The solution - write down the correct RGB (and other settings) for movies, and also for any other modes, because the projector will only remember the last one you used.
And that is a pain in the butt.
So, if you really do want your PH530 to look as good as it can, you'll be going into the menus, and making adjustments every time you switch from movies to most TV, and worse, you might need slightly different settings for working with some ambient light, as well as in a fully darkened environment.
Too much work for me, and the PH530's colors are too "off" out of the box to ignore, and still expect to have good skin tones and natural colors.
There are some other home theater projectors with a single User area, or "almost" similar limitations, however, those are usually source specific. That is, they either recognize the input (HDMI, vs component), or more typically, recognize that it is a different device (can tell the difference, say between your Blu-ray player, your regular DVD player, and your cable box). With these, you can then have one set of settings for your movies from Blu-ray player, another setting for your cable box, etc.
But the Acer is doing none of that. It's a shame, and in my opinion, this particular lack of flexibility, is the single greatest flaw of the Acer PH530, and almost certainly the primary reason I cannot grant it our Hot Product Award.
The PH530's remote control isn't backlit. Strike One!
It's immediately obvious, looking at the remote, that it was designed for a business projector. Its got a mouse control, and page up/down features (normally found on business projectors for working with programs like Powerpoint).
Beyond that, it's not a bad remote. You can read the various labels on the picture to the right. Of note, access to color, brightness, contrast and RGB can be accessed by buttons near the bottom, along with direct access to different inputs. BTW, you'll note that the remote has both HDMI and DVI inputs, but the projector only has HDMI.

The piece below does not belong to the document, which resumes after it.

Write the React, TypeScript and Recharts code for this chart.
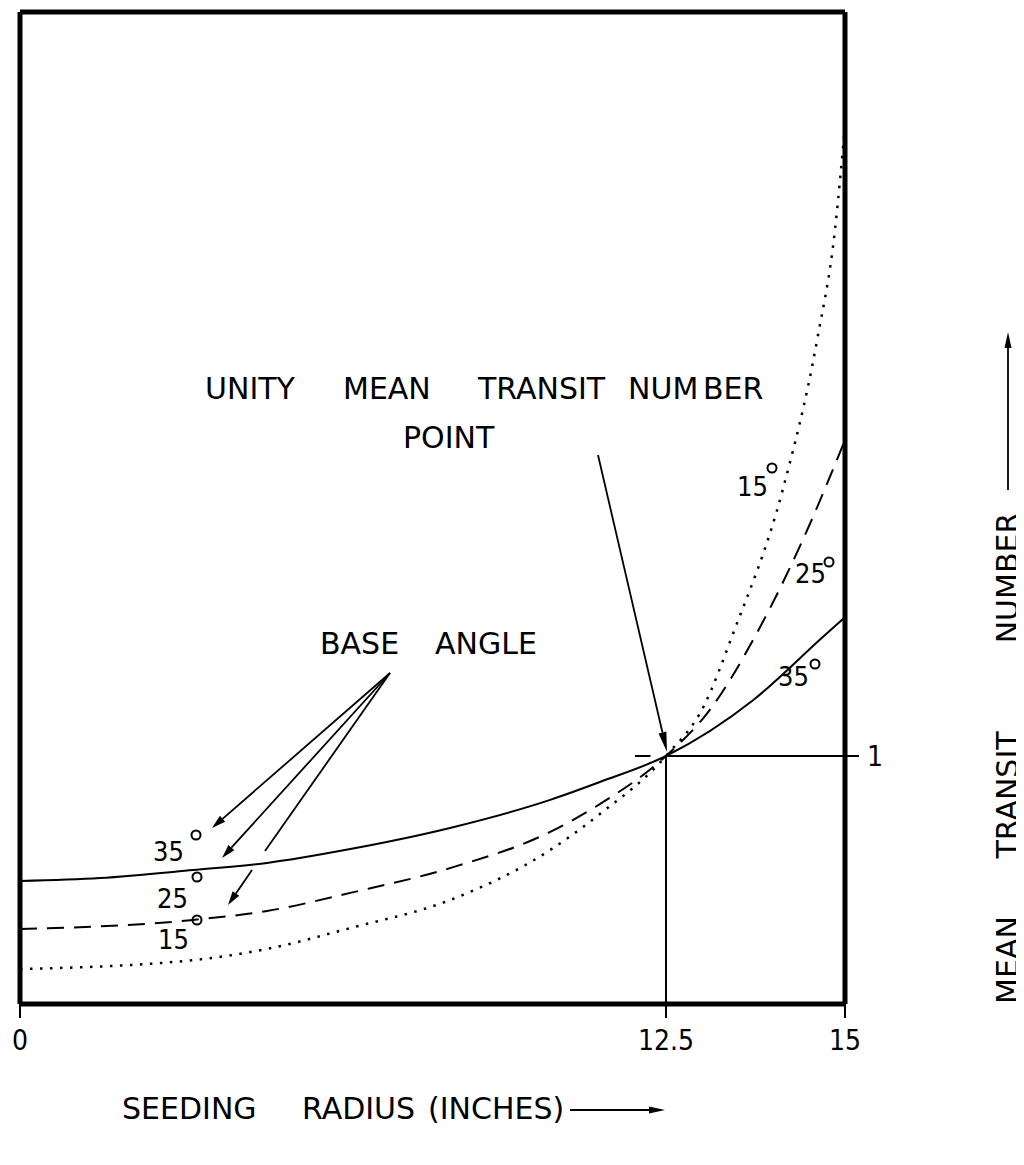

The PH530 has a 1.2:1 zoom lens, which is typical for most DLP projectors. This provides very limited placement flexibility, and means you'll probably be putting your Acer on a table, or ceiling mounting it.
To fill a 100" diagonal 16:9 screen, the front of the projector needs to be between 11 foot 5 inches and 13 foot 8 inches.
The Acer has no variable lens shift, and the image has moderate built-in fixed lens shift, so that the projector will be either above the top of the screen, if ceiling mounting, or below the bottom on a table, etc. The shift isn't as great as most DLP projectors (a good thing), which is typically about 16 inches, but, sorry, I didn't measure, and no longer have the manual to consult for the exact offset.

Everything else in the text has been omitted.